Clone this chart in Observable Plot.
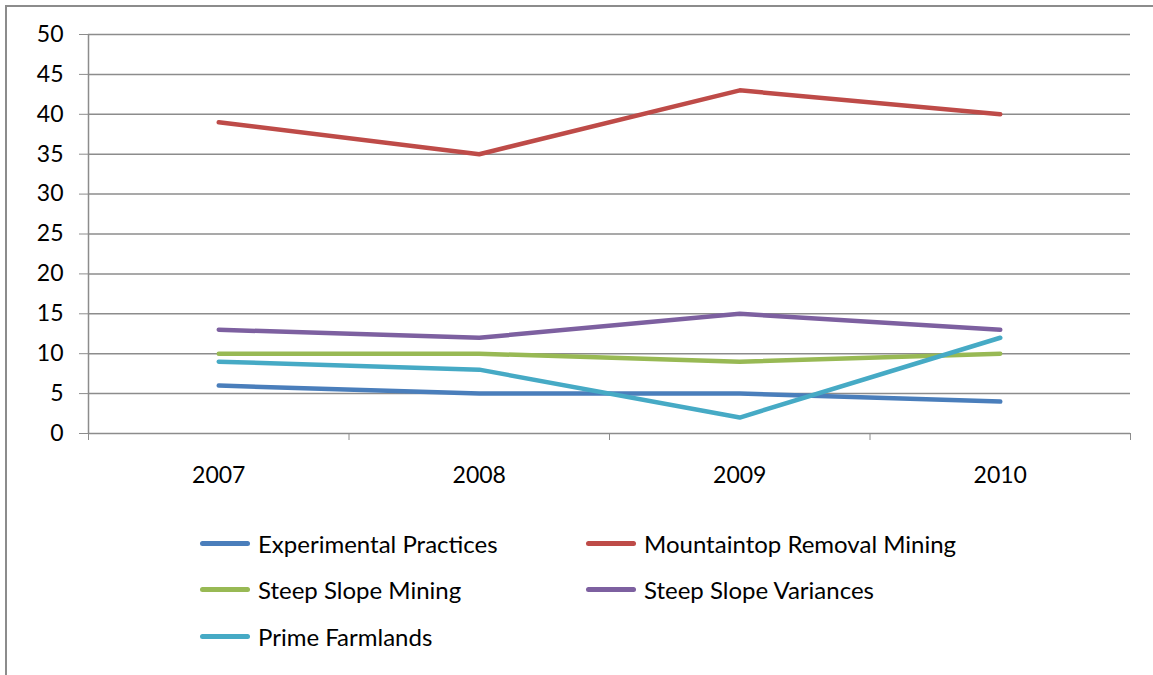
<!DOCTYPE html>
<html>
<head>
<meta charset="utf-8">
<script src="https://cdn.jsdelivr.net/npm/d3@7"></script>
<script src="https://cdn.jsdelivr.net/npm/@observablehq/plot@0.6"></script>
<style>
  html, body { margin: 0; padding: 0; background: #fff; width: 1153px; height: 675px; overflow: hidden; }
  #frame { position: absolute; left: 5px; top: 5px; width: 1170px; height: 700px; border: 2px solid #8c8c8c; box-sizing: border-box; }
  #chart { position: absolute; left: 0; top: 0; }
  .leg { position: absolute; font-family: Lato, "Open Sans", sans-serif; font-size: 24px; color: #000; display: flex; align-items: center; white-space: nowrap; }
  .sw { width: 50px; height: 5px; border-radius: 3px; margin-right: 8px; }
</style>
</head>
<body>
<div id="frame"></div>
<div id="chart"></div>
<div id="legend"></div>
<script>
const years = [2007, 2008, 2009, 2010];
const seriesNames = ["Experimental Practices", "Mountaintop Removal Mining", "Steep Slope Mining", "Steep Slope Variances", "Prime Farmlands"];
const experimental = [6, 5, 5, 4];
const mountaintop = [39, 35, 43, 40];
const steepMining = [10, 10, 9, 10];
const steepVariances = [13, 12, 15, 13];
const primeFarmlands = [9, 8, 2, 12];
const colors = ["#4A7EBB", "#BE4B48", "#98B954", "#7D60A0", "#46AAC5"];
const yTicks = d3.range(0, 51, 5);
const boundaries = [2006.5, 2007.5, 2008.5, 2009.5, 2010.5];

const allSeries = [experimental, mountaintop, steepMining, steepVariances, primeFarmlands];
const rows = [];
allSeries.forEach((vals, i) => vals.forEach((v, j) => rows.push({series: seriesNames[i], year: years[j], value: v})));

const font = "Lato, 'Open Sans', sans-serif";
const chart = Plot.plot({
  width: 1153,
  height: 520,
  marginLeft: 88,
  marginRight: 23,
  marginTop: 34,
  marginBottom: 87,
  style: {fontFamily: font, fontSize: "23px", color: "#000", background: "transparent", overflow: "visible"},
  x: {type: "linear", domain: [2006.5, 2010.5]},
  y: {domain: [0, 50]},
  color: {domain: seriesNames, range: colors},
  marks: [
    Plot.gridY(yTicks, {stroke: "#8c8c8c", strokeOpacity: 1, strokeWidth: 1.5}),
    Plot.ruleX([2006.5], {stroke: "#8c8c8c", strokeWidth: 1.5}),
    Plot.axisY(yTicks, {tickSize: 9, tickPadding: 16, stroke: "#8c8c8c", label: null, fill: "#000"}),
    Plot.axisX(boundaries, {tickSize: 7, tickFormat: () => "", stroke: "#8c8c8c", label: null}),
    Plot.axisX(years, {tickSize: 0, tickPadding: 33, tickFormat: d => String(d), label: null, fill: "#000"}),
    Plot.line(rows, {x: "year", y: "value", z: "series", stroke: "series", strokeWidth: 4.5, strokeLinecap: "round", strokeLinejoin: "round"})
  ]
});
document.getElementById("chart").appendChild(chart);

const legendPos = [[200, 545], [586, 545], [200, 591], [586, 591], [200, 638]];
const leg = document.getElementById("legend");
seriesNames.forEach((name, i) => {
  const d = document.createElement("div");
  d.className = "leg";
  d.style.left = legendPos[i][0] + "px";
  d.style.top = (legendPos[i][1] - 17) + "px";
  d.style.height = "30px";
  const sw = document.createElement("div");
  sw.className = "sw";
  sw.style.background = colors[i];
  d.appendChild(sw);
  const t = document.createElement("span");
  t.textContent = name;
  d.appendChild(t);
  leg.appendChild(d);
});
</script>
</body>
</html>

━━━

◆ Challenge
Retype each line of the listing above word for word. Exclude the pictures.

◆ Complete output
Clone this chart in Observable Plot.
<!DOCTYPE html>
<html>
<head>
<meta charset="utf-8">
<script src="https://cdn.jsdelivr.net/npm/d3@7"></script>
<script src="https://cdn.jsdelivr.net/npm/@observablehq/plot@0.6"></script>
<style>
  html, body { margin: 0; padding: 0; background: #fff; width: 1153px; height: 675px; overflow: hidden; }
  #frame { position: absolute; left: 5px; top: 5px; width: 1170px; height: 700px; border: 2px solid #8c8c8c; box-sizing: border-box; }
  #chart { position: absolute; left: 0; top: 0; }
  .leg { position: absolute; font-family: Lato, "Open Sans", sans-serif; font-size: 24px; color: #000; display: flex; align-items: center; white-space: nowrap; }
  .sw { width: 50px; height: 5px; border-radius: 3px; margin-right: 8px; }
</style>
</head>
<body>
<div id="frame"></div>
<div id="chart"></div>
<div id="legend"></div>
<script>
const years = [2007, 2008, 2009, 2010];
const seriesNames = ["Experimental Practices", "Mountaintop Removal Mining", "Steep Slope Mining", "Steep Slope Variances", "Prime Farmlands"];
const experimental = [6, 5, 5, 4];
const mountaintop = [39, 35, 43, 40];
const steepMining = [10, 10, 9, 10];
const steepVariances = [13, 12, 15, 13];
const primeFarmlands = [9, 8, 2, 12];
const colors = ["#4A7EBB", "#BE4B48", "#98B954", "#7D60A0", "#46AAC5"];
const yTicks = d3.range(0, 51, 5);
const boundaries = [2006.5, 2007.5, 2008.5, 2009.5, 2010.5];

const allSeries = [experimental, mountaintop, steepMining, steepVariances, primeFarmlands];
const rows = [];
allSeries.forEach((vals, i) => vals.forEach((v, j) => rows.push({series: seriesNames[i], year: years[j], value: v})));

const font = "Lato, 'Open Sans', sans-serif";
const chart = Plot.plot({
  width: 1153,
  height: 520,
  marginLeft: 88,
  marginRight: 23,
  marginTop: 34,
  marginBottom: 87,
  style: {fontFamily: font, fontSize: "23px", color: "#000", background: "transparent", overflow: "visible"},
  x: {type: "linear", domain: [2006.5, 2010.5]},
  y: {domain: [0, 50]},
  color: {domain: seriesNames, range: colors},
  marks: [
    Plot.gridY(yTicks, {stroke: "#8c8c8c", strokeOpacity: 1, strokeWidth: 1.5}),
    Plot.ruleX([2006.5], {stroke: "#8c8c8c", strokeWidth: 1.5}),
    Plot.axisY(yTicks, {tickSize: 9, tickPadding: 16, stroke: "#8c8c8c", label: null, fill: "#000"}),
    Plot.axisX(boundaries, {tickSize: 7, tickFormat: () => "", stroke: "#8c8c8c", label: null}),
    Plot.axisX(years, {tickSize: 0, tickPadding: 33, tickFormat: d => String(d), label: null, fill: "#000"}),
    Plot.line(rows, {x: "year", y: "value", z: "series", stroke: "series", strokeWidth: 4.5, strokeLinecap: "round", strokeLinejoin: "round"})
  ]
});
document.getElementById("chart").appendChild(chart);

const legendPos = [[200, 545], [586, 545], [200, 591], [586, 591], [200, 638]];
const leg = document.getElementById("legend");
seriesNames.forEach((name, i) => {
  const d = document.createElement("div");
  d.className = "leg";
  d.style.left = legendPos[i][0] + "px";
  d.style.top = (legendPos[i][1] - 17) + "px";
  d.style.height = "30px";
  const sw = document.createElement("div");
  sw.className = "sw";
  sw.style.background = colors[i];
  d.appendChild(sw);
  const t = document.createElement("span");
  t.textContent = name;
  d.appendChild(t);
  leg.appendChild(d);
});
</script>
</body>
</html>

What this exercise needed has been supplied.